_Problem requirements_:
Output every line exactly as written. Leave out pictures.

_Data section_:
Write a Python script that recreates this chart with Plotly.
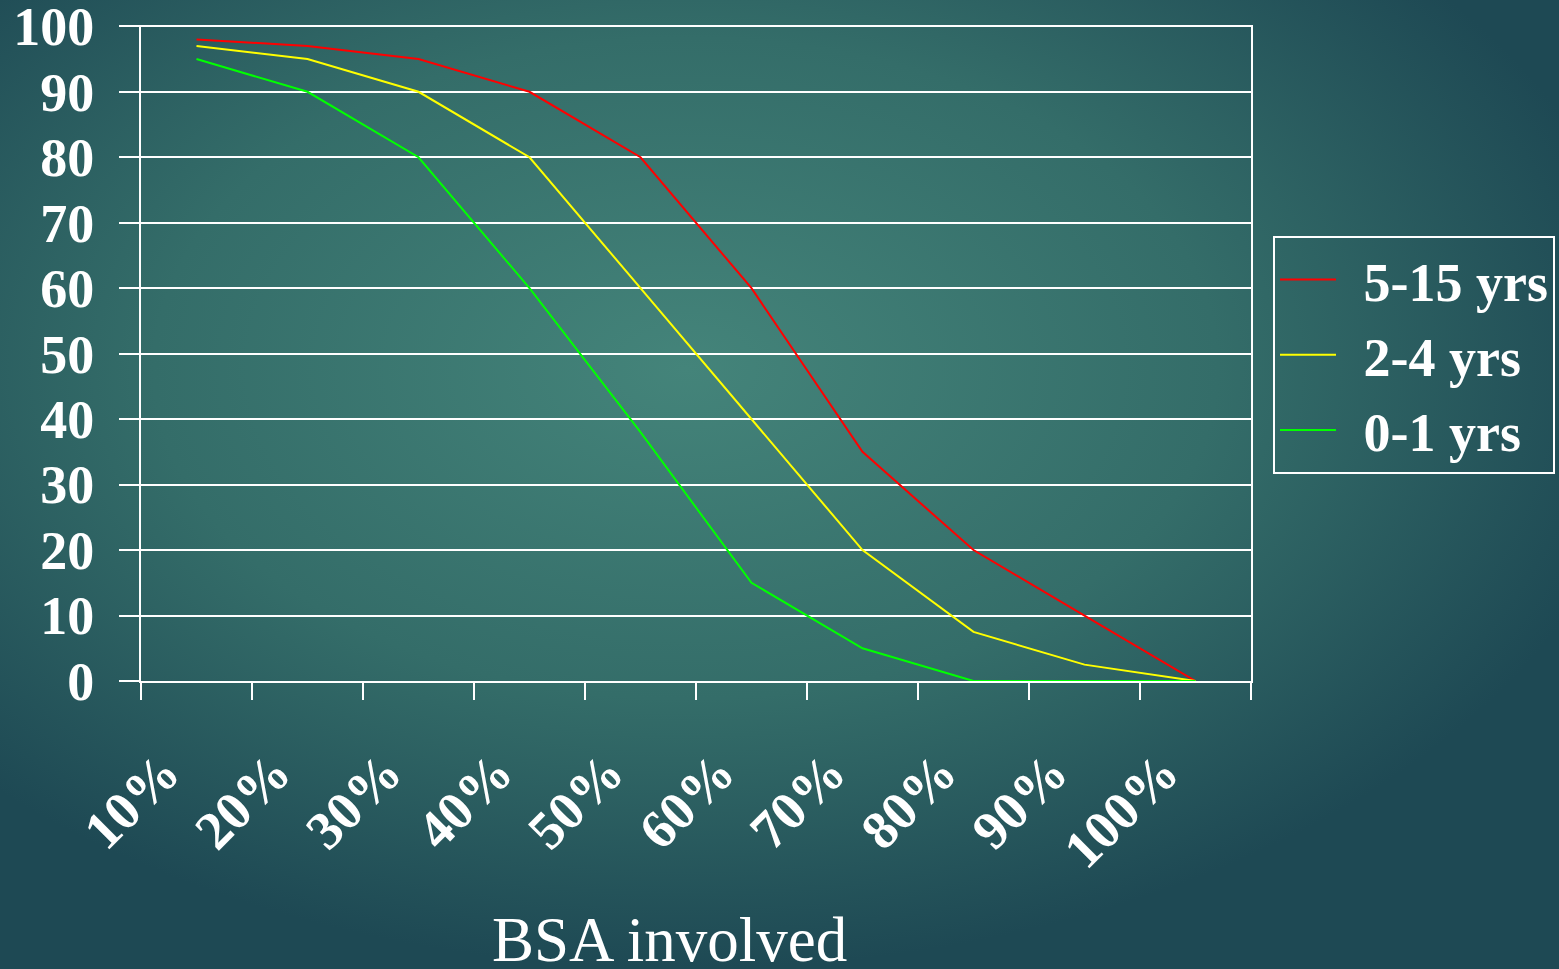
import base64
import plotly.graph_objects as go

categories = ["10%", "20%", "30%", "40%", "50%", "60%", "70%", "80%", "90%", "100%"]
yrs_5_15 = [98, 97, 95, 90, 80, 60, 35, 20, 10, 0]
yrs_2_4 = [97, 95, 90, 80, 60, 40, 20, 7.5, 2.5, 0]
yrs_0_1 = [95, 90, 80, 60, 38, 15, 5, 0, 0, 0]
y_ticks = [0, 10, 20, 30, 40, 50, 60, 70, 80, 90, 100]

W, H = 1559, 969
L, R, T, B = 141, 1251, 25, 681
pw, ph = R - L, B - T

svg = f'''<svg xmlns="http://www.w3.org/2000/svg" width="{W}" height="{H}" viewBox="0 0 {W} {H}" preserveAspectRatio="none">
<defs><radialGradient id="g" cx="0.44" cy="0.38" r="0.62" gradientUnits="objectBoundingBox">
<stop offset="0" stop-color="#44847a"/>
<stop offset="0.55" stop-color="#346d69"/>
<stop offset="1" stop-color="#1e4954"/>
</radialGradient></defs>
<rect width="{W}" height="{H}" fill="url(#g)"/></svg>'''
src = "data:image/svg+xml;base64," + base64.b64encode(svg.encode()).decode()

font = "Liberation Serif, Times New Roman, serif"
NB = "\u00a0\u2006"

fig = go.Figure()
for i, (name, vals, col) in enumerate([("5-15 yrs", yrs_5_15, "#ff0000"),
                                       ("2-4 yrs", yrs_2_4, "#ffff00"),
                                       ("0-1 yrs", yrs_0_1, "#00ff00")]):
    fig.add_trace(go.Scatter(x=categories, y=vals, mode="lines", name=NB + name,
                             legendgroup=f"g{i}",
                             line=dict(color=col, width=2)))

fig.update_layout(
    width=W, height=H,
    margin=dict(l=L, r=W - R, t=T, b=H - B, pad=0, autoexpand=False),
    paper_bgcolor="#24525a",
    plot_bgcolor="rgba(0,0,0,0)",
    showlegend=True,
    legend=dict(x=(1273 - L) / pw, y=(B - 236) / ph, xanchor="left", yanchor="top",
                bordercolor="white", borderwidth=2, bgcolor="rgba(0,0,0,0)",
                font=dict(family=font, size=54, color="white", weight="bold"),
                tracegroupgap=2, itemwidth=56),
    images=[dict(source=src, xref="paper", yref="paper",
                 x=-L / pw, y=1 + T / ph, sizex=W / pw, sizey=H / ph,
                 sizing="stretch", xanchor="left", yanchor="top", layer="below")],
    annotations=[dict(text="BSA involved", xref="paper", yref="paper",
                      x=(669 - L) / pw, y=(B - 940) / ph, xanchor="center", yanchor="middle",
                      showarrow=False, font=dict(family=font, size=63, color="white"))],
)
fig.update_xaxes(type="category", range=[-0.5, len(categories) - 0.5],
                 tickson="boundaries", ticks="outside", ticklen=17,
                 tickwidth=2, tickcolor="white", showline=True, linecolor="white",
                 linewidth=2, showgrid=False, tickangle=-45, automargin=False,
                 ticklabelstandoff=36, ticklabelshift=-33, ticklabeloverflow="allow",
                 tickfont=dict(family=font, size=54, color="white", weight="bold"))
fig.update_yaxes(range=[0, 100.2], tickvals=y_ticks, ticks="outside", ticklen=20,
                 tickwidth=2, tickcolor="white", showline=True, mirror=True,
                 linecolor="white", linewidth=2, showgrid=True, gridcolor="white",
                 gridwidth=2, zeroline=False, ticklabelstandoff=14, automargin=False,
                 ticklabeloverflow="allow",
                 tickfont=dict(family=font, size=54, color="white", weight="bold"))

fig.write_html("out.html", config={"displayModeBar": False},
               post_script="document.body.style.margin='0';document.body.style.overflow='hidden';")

_Written response_:
Write a Python script that recreates this chart with Plotly.
import base64
import plotly.graph_objects as go

categories = ["10%", "20%", "30%", "40%", "50%", "60%", "70%", "80%", "90%", "100%"]
yrs_5_15 = [98, 97, 95, 90, 80, 60, 35, 20, 10, 0]
yrs_2_4 = [97, 95, 90, 80, 60, 40, 20, 7.5, 2.5, 0]
yrs_0_1 = [95, 90, 80, 60, 38, 15, 5, 0, 0, 0]
y_ticks = [0, 10, 20, 30, 40, 50, 60, 70, 80, 90, 100]

W, H = 1559, 969
L, R, T, B = 141, 1251, 25, 681
pw, ph = R - L, B - T

svg = f'''<svg xmlns="http://www.w3.org/2000/svg" width="{W}" height="{H}" viewBox="0 0 {W} {H}" preserveAspectRatio="none">
<defs><radialGradient id="g" cx="0.44" cy="0.38" r="0.62" gradientUnits="objectBoundingBox">
<stop offset="0" stop-color="#44847a"/>
<stop offset="0.55" stop-color="#346d69"/>
<stop offset="1" stop-color="#1e4954"/>
</radialGradient></defs>
<rect width="{W}" height="{H}" fill="url(#g)"/></svg>'''
src = "data:image/svg+xml;base64," + base64.b64encode(svg.encode()).decode()

font = "Liberation Serif, Times New Roman, serif"
NB = "\u00a0\u2006"

fig = go.Figure()
for i, (name, vals, col) in enumerate([("5-15 yrs", yrs_5_15, "#ff0000"),
                                       ("2-4 yrs", yrs_2_4, "#ffff00"),
                                       ("0-1 yrs", yrs_0_1, "#00ff00")]):
    fig.add_trace(go.Scatter(x=categories, y=vals, mode="lines", name=NB + name,
                             legendgroup=f"g{i}",
                             line=dict(color=col, width=2)))

fig.update_layout(
    width=W, height=H,
    margin=dict(l=L, r=W - R, t=T, b=H - B, pad=0, autoexpand=False),
    paper_bgcolor="#24525a",
    plot_bgcolor="rgba(0,0,0,0)",
    showlegend=True,
    legend=dict(x=(1273 - L) / pw, y=(B - 236) / ph, xanchor="left", yanchor="top",
                bordercolor="white", borderwidth=2, bgcolor="rgba(0,0,0,0)",
                font=dict(family=font, size=54, color="white", weight="bold"),
                tracegroupgap=2, itemwidth=56),
    images=[dict(source=src, xref="paper", yref="paper",
                 x=-L / pw, y=1 + T / ph, sizex=W / pw, sizey=H / ph,
                 sizing="stretch", xanchor="left", yanchor="top", layer="below")],
    annotations=[dict(text="BSA involved", xref="paper", yref="paper",
                      x=(669 - L) / pw, y=(B - 940) / ph, xanchor="center", yanchor="middle",
                      showarrow=False, font=dict(family=font, size=63, color="white"))],
)
fig.update_xaxes(type="category", range=[-0.5, len(categories) - 0.5],
                 tickson="boundaries", ticks="outside", ticklen=17,
                 tickwidth=2, tickcolor="white", showline=True, linecolor="white",
                 linewidth=2, showgrid=False, tickangle=-45, automargin=False,
                 ticklabelstandoff=36, ticklabelshift=-33, ticklabeloverflow="allow",
                 tickfont=dict(family=font, size=54, color="white", weight="bold"))
fig.update_yaxes(range=[0, 100.2], tickvals=y_ticks, ticks="outside", ticklen=20,
                 tickwidth=2, tickcolor="white", showline=True, mirror=True,
                 linecolor="white", linewidth=2, showgrid=True, gridcolor="white",
                 gridwidth=2, zeroline=False, ticklabelstandoff=14, automargin=False,
                 ticklabeloverflow="allow",
                 tickfont=dict(family=font, size=54, color="white", weight="bold"))

fig.write_html("out.html", config={"displayModeBar": False},
               post_script="document.body.style.margin='0';document.body.style.overflow='hidden';")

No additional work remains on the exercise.